§ Recorded information:
◇ ◇ ◇

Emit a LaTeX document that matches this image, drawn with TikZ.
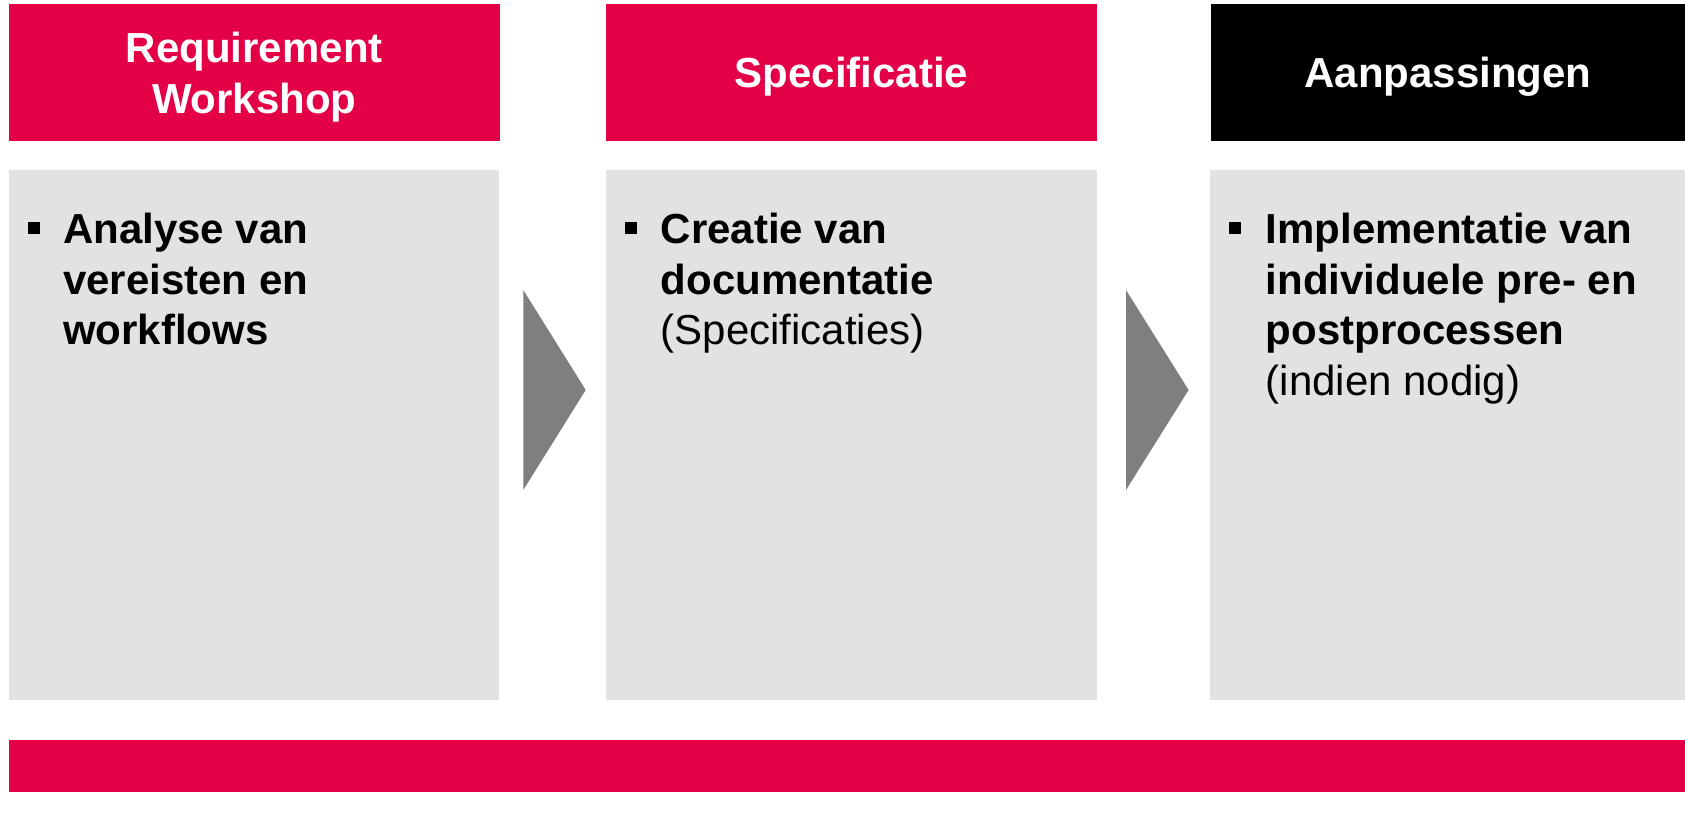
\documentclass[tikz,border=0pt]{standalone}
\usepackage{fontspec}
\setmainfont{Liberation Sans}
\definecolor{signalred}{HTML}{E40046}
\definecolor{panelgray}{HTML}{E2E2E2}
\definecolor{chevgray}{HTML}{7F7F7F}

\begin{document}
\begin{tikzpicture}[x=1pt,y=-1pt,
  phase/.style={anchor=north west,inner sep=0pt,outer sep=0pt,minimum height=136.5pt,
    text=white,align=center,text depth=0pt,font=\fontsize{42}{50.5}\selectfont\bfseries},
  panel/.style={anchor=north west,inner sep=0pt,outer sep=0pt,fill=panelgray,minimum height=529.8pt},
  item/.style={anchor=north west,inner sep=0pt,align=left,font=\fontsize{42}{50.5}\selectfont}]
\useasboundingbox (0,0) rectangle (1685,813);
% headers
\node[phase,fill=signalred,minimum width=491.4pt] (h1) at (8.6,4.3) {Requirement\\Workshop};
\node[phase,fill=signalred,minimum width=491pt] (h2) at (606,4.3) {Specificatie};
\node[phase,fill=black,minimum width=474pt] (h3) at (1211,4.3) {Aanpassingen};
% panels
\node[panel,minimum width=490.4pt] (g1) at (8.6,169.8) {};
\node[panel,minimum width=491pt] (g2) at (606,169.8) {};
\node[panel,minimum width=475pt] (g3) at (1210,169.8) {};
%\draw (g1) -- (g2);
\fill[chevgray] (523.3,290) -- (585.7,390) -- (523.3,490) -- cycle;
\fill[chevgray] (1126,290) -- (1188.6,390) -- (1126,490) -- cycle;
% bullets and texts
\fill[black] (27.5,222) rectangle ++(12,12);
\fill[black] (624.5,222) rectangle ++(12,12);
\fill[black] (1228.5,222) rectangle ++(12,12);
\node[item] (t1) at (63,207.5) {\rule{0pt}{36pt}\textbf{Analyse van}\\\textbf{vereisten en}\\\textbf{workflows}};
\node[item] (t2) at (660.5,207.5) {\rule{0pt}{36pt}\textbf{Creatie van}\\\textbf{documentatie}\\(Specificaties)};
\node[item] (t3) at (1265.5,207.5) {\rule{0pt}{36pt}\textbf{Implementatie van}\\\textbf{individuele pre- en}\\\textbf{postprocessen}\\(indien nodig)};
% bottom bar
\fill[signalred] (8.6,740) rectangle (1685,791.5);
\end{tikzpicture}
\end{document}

◇ ◇ ◇

§ Work to complete:
Go through the listing above and write it out again exactly, dropping the pictures.

§ The reply:
Emit a LaTeX document that matches this image, drawn with TikZ.
\documentclass[tikz,border=0pt]{standalone}
\usepackage{fontspec}
\setmainfont{Liberation Sans}
\definecolor{signalred}{HTML}{E40046}
\definecolor{panelgray}{HTML}{E2E2E2}
\definecolor{chevgray}{HTML}{7F7F7F}

\begin{document}
\begin{tikzpicture}[x=1pt,y=-1pt,
  phase/.style={anchor=north west,inner sep=0pt,outer sep=0pt,minimum height=136.5pt,
    text=white,align=center,text depth=0pt,font=\fontsize{42}{50.5}\selectfont\bfseries},
  panel/.style={anchor=north west,inner sep=0pt,outer sep=0pt,fill=panelgray,minimum height=529.8pt},
  item/.style={anchor=north west,inner sep=0pt,align=left,font=\fontsize{42}{50.5}\selectfont}]
\useasboundingbox (0,0) rectangle (1685,813);
% headers
\node[phase,fill=signalred,minimum width=491.4pt] (h1) at (8.6,4.3) {Requirement\\Workshop};
\node[phase,fill=signalred,minimum width=491pt] (h2) at (606,4.3) {Specificatie};
\node[phase,fill=black,minimum width=474pt] (h3) at (1211,4.3) {Aanpassingen};
% panels
\node[panel,minimum width=490.4pt] (g1) at (8.6,169.8) {};
\node[panel,minimum width=491pt] (g2) at (606,169.8) {};
\node[panel,minimum width=475pt] (g3) at (1210,169.8) {};
%\draw (g1) -- (g2);
\fill[chevgray] (523.3,290) -- (585.7,390) -- (523.3,490) -- cycle;
\fill[chevgray] (1126,290) -- (1188.6,390) -- (1126,490) -- cycle;
% bullets and texts
\fill[black] (27.5,222) rectangle ++(12,12);
\fill[black] (624.5,222) rectangle ++(12,12);
\fill[black] (1228.5,222) rectangle ++(12,12);
\node[item] (t1) at (63,207.5) {\rule{0pt}{36pt}\textbf{Analyse van}\\\textbf{vereisten en}\\\textbf{workflows}};
\node[item] (t2) at (660.5,207.5) {\rule{0pt}{36pt}\textbf{Creatie van}\\\textbf{documentatie}\\(Specificaties)};
\node[item] (t3) at (1265.5,207.5) {\rule{0pt}{36pt}\textbf{Implementatie van}\\\textbf{individuele pre- en}\\\textbf{postprocessen}\\(indien nodig)};
% bottom bar
\fill[signalred] (8.6,740) rectangle (1685,791.5);
\end{tikzpicture}
\end{document}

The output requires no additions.